TASK INSTRUCTIONS
Review the material and extract every line in which the word "this" occurs.

Plotting code records
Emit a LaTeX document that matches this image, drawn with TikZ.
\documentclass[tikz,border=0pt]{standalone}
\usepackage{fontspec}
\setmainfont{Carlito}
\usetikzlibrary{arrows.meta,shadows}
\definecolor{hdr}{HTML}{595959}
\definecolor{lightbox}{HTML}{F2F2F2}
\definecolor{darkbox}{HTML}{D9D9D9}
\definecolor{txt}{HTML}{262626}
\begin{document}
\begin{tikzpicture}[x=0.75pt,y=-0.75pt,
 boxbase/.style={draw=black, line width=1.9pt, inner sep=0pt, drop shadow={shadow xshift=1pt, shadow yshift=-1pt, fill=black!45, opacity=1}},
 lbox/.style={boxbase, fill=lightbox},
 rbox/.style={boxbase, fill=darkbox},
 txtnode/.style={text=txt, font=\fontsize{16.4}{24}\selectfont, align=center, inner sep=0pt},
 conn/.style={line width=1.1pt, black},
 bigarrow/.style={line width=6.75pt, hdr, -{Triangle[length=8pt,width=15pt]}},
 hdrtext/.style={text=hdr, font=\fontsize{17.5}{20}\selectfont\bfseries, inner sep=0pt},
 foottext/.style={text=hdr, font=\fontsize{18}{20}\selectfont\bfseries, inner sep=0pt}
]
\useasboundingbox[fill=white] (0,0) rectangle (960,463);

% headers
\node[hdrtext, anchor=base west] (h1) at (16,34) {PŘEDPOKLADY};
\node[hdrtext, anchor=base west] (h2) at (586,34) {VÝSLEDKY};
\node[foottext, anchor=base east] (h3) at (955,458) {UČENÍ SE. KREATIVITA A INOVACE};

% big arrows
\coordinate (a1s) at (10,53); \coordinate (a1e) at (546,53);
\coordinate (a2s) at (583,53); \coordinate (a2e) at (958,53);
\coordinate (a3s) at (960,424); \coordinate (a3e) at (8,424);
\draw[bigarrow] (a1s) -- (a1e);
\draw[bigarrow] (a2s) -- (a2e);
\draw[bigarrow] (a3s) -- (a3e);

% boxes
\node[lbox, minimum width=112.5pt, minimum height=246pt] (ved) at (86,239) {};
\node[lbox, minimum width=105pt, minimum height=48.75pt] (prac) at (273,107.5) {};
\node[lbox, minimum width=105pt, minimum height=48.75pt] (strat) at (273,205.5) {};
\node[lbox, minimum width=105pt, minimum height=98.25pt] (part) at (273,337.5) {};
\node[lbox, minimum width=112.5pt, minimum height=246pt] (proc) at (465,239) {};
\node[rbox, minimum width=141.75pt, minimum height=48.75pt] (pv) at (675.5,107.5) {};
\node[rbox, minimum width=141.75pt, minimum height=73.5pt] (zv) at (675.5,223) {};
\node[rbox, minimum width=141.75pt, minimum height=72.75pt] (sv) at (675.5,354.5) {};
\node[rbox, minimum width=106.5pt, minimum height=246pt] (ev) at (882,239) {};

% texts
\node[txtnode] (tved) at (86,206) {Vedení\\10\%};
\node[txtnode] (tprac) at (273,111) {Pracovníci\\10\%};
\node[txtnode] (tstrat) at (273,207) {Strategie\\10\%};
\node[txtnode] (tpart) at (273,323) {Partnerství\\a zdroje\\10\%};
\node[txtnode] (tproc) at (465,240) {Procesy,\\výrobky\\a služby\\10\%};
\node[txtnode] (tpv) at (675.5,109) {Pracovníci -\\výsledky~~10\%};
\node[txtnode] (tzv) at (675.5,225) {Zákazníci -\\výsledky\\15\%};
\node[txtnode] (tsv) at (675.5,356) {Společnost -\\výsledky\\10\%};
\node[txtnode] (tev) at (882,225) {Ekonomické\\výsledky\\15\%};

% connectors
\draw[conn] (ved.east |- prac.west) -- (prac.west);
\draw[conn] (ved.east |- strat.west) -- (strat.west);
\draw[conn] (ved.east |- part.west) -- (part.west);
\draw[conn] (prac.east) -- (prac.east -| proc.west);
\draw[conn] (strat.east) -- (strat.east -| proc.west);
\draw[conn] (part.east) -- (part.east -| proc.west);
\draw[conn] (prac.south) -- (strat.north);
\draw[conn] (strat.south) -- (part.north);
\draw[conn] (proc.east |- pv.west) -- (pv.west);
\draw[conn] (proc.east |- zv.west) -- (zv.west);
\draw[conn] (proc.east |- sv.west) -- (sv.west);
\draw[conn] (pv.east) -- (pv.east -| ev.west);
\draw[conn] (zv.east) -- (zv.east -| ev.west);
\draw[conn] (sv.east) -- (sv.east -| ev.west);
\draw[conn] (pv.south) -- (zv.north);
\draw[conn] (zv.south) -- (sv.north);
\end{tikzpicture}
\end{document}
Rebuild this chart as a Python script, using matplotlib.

WRITTEN ANSWER
Emit a LaTeX document that matches this image, drawn with TikZ.
Rebuild this chart as a Python script, using matplotlib.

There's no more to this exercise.